-- SET EXERCISE --
Copy these lines exactly and nothing else: from the line holding "What Altair code" to the line holding "import pandas as pd", both lines included.

***** PROVIDED MATERIAL

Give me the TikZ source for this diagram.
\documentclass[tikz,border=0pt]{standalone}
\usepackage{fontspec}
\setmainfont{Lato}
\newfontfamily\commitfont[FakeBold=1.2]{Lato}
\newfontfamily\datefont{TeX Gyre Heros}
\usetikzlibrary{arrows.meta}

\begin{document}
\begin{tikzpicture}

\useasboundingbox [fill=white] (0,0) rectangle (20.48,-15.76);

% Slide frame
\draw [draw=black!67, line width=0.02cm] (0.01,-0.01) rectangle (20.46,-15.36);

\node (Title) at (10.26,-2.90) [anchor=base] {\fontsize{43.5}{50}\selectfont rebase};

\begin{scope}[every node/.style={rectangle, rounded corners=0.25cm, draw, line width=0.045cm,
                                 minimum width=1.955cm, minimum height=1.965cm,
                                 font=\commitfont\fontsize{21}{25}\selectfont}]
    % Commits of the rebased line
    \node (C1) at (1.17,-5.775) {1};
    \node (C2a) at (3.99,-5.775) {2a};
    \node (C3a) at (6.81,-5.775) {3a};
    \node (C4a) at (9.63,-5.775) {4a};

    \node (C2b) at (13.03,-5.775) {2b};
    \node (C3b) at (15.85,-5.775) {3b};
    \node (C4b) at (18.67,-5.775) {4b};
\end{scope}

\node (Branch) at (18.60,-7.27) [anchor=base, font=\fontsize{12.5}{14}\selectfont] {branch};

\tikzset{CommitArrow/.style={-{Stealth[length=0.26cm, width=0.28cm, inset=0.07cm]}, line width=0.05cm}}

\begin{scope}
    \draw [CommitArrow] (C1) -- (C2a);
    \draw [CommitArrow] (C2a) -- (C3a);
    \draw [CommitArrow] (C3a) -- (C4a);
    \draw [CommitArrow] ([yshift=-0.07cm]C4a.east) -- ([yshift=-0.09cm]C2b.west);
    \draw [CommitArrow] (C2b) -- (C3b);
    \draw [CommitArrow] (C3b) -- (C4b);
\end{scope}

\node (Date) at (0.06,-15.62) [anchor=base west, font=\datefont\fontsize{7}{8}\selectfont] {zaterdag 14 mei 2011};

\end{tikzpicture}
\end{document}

**********
***** PROVIDED MATERIAL

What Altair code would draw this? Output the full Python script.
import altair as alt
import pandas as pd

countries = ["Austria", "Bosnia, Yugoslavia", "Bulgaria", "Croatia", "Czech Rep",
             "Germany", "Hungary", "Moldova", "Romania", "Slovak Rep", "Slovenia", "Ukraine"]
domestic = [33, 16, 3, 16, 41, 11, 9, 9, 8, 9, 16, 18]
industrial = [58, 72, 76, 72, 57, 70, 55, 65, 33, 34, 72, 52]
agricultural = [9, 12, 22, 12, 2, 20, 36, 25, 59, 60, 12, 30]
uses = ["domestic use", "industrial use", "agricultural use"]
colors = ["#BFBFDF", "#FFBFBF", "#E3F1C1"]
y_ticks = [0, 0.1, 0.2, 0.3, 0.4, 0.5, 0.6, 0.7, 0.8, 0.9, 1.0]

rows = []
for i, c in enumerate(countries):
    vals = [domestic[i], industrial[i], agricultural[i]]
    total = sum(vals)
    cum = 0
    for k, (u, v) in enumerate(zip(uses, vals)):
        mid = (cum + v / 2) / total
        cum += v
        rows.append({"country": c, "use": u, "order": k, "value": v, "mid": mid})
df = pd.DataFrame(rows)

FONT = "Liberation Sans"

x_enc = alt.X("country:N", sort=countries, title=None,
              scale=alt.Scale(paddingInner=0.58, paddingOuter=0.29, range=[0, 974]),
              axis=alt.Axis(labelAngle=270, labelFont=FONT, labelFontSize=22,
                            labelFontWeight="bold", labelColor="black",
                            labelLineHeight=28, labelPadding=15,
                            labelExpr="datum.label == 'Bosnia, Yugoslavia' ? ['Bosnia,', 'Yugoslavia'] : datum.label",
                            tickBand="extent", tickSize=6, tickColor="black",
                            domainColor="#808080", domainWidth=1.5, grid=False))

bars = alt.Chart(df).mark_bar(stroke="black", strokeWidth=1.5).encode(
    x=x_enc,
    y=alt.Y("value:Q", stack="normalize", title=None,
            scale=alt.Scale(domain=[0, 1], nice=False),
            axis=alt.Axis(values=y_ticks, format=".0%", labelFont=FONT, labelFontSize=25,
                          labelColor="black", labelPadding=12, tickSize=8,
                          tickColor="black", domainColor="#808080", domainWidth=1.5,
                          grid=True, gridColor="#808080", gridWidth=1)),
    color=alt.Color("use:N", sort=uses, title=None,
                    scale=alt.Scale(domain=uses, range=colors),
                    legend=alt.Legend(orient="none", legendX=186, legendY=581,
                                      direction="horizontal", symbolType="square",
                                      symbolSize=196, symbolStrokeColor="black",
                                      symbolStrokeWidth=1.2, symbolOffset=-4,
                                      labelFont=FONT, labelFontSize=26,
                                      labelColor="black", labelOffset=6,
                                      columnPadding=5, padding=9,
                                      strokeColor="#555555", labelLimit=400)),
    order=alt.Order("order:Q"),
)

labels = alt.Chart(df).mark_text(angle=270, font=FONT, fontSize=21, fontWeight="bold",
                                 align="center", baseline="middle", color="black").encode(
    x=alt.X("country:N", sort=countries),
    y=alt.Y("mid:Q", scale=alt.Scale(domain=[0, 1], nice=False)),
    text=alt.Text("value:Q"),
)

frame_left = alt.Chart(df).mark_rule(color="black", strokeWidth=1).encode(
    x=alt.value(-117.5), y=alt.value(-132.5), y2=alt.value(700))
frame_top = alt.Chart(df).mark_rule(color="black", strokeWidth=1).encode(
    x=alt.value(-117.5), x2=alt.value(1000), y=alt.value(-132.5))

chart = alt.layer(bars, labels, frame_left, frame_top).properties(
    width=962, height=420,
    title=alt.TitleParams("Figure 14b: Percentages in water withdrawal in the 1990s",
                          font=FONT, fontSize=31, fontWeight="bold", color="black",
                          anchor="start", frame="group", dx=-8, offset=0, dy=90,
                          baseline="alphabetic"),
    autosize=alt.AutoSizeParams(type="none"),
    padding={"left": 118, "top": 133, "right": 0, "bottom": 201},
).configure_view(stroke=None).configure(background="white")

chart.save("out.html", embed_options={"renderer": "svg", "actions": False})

**********

-- THE COMPLETED TASK --
What Altair code would draw this? Output the full Python script.
import altair as alt
import pandas as pd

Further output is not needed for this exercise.